While the holidays are meant to be a time to gather with loved ones, which often involves sharing a meal, many active-duty service members and veterans will struggle to put food on the table this season.
Ahead of Thanksgiving, Newsweek spoke with Jim Whaley—who served two decades in the U.S. Army and now is the CEO of Mission Roll Call, a nonpartisan organization that advocates for veterans' issues—about food insecurity prevalent not only among veterans but those still serving our country.
"It actually hurts my heart to think about a young family overseas or even here in the United States on active duty that can't figure out how on Thanksgiving they're going to have a turkey," Whaley told Newsweek over the phone on November 19.

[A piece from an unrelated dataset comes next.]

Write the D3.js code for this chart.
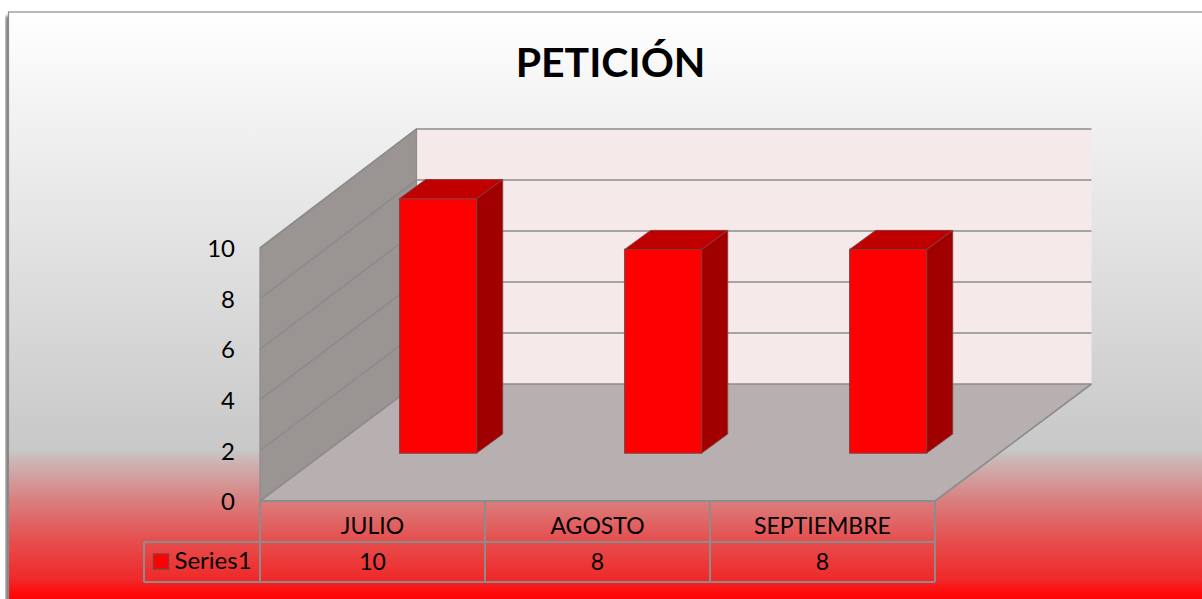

In 2022, the U.S. Department of Defense (DOD) said that roughly 24 percent of active-duty service members experienced food insecurity at some point in 2020. Meanwhile, according to Feeding America, a U.S. hunger relief nonprofit, 1 in 9 working-age veterans are food insecure.
"It is an embarrassment to our country when we have 24 percent of active duty struggling to pay for food," Whaley said.
Newsweek reached out to the DOD and the U.S. Department of Veterans Affairs (VA) via email for comment on November 22.
Whaley said that food insecurity issues are really financial insecurity issues.
In 2024, an enlisted service member with a paygrade of E-1, the lowest rank, receives $2,017.20 per month, or $24,206.40 per year, in basic pay, according to Military.com. That is a 5.2 percent increase from comparative 2023 levels, according to the military news site.
"Twenty-plus years ago in the military, when I was in the Army, the officers would pass the hat, throw some dollars in it to make sure that some of the younger families had enough money to be able to buy a turkey and be able to take care of their families. It's only gotten worse," Whaley told Newsweek. "The military is not immune from inflation."
Whaley also said financial struggles among active-duty service members and veterans affect military recruitment and retention.
"Why would you stay in if your family has to suffer so much? Why would you recommend to your friends and other family members to join?" Whaley asked. "We also need to make sure veterans are taken care of because if those same active-duty members see that veterans struggle, why would they stay in?"
While the DOD's armed service branches recruited 12.5 percent more people in the 2024 fiscal year, the department still faces challenges in a market that Director of Military Accession Policy Dr. Katie Helland described at the Pentagon in October as having "low youth propensity to serve, limited familiarity with military opportunities, a competitive labor market and a declining eligibility among young adults."
Newsweek asked each branch of the U.S. Armed Forces for their retention rates for the 2024 fiscal year. The Marine Corps was contacted outside of business hours.
A Navy spokesperson told Newsweek via email on November 26, "The Navy exhibited strong retention during FY 2024 by surpassing 100% of our set enlisted Sailor and 90% of our set officer retention goals."
Whaley is calling on the DOD and the VA to work together to solve food and financial insecurity issues among active-duty service members and veterans, telling Newsweek, "If we want to ensure that we continue to enjoy the freedoms that we have, we need to make sure that we're taking care of active-duty military.
"There should be no reason in a country as powerful as ours, as rich as ours, that military service is relegated to those that are willing to suffer and not be able to provide for their families. That to me is just unfathomable. We need to do a much better job," he said.
The DOD released an infographic in September, outlining the steps it's currently taking to take care of active-duty service members and their families. Some steps include a cumulative 9.8 percent pay rise over the past two years and a proposed 4.5 percent pay raise for 2025.
The department also mentioned that the Basic Allowance for Housing (BAH), a monthly allowance meant to offset housing costs when government housing is not provided, increased by an average of 18 percent over 2022 rates and the Basic Allowance for Subsistence (BAS), a monthly allowance meant to offset the cost of food, increased by 13 percent over the past two years.